The agreement will open up “essential travel for business or official purposes via direct flights between both countries”.

According to figures from the European Centre for Disease Prevention and Control (ECDC), Singapore has a vanishingly low incidence of new coronavirus infections – about one-200th of the UK’s and one-50th of Germany’s.

Like other East Asian nations, it has been extremely wary about opening up to visitors from higher-risk locations.

The protocols for entering Singapore have not been published, but they are likely to mirror existing “green lane” arrangements.

They must “electronically submit pre-trip health and travel history declarations and declare his/her accommodation in Singapore via the SG Arrival Card, before departing for Singapore”.

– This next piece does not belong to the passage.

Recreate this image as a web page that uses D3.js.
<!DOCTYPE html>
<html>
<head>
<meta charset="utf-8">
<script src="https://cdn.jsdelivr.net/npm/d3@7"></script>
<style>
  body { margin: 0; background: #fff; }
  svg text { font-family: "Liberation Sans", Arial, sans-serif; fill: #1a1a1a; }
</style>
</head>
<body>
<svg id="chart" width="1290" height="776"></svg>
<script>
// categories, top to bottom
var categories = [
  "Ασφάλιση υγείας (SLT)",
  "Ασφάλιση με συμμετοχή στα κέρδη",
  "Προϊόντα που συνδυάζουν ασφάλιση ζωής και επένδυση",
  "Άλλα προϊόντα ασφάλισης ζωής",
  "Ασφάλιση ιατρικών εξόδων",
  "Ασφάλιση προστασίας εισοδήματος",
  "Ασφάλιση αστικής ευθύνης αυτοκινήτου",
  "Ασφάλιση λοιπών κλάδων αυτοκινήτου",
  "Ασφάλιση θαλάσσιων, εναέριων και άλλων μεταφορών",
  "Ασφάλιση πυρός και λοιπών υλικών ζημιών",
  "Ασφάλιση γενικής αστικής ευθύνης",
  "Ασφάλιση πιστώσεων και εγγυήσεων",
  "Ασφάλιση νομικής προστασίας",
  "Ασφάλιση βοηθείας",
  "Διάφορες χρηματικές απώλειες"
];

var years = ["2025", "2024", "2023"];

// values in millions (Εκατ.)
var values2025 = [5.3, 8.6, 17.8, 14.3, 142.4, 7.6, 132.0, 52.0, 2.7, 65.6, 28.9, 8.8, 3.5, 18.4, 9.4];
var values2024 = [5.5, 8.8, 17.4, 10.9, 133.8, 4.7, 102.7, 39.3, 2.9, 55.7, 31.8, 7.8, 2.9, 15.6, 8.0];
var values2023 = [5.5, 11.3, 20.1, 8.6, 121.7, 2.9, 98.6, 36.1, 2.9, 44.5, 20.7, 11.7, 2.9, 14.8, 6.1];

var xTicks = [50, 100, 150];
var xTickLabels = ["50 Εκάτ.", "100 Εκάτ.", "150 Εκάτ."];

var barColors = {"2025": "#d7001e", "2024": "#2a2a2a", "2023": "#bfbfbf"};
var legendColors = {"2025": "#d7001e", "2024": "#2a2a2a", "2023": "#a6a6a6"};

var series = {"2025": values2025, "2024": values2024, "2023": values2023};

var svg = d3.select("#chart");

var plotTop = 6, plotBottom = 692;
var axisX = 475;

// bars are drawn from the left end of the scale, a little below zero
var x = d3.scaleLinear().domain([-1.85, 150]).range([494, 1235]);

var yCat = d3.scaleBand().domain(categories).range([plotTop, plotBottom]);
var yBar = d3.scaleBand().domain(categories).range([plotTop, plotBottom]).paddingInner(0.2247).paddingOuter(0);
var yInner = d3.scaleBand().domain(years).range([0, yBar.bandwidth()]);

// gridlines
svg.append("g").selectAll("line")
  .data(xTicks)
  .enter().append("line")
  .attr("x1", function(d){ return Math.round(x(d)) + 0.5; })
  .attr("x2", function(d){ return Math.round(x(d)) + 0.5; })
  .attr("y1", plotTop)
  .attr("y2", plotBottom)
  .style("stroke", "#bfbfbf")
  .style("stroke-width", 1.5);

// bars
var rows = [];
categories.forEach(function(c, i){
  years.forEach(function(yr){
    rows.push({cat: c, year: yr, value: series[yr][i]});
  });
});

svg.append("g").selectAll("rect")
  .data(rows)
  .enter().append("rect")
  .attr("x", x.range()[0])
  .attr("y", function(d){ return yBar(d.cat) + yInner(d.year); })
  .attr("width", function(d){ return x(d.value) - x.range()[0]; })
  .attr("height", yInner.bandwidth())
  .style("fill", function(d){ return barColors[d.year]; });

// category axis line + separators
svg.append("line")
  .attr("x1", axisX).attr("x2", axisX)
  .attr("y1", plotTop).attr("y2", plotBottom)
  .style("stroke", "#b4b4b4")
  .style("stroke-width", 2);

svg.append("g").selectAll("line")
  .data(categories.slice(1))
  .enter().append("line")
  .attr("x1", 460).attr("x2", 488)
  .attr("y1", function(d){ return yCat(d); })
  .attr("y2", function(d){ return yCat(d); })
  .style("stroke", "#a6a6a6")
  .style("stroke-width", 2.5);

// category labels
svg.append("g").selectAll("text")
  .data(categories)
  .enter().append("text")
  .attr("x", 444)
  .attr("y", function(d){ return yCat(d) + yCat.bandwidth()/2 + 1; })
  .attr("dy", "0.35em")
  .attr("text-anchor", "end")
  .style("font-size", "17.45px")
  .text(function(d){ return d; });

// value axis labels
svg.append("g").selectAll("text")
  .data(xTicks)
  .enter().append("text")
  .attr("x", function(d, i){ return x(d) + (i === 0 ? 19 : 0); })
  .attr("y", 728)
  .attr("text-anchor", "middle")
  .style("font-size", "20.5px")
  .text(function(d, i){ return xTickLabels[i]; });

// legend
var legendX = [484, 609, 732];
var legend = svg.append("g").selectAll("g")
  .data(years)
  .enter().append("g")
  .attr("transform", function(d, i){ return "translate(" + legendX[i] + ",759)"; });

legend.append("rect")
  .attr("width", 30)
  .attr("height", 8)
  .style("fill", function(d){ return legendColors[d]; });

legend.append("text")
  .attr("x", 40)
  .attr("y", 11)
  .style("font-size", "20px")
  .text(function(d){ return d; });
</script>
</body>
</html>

Also before departure to Singapore, they will need a negative Covid-19 PCR test within 72 hours of departure from Germany.

They will be tested at Singapore airport on arrival. Their host company or government agency will be responsible for transporting the traveller directly from the airport to the “declared self-sourced accommodation”. 

The arrival will stay there until the result of the test is revealed – whereupon, if it is negative, they can proceed with a “pre-declared controlled itinerary”.

This is restricted to travel between places of business and accommodation, with “limited contact with the community” and the use of taxis banned.

If the test is positive, "the traveller will undergo medical treatment at his/her cost”.

This week Heathrow unveiled a new testing centre which, it is hoped, may be used for mandatory Covid-19 tests prior to departure to a range of destinations.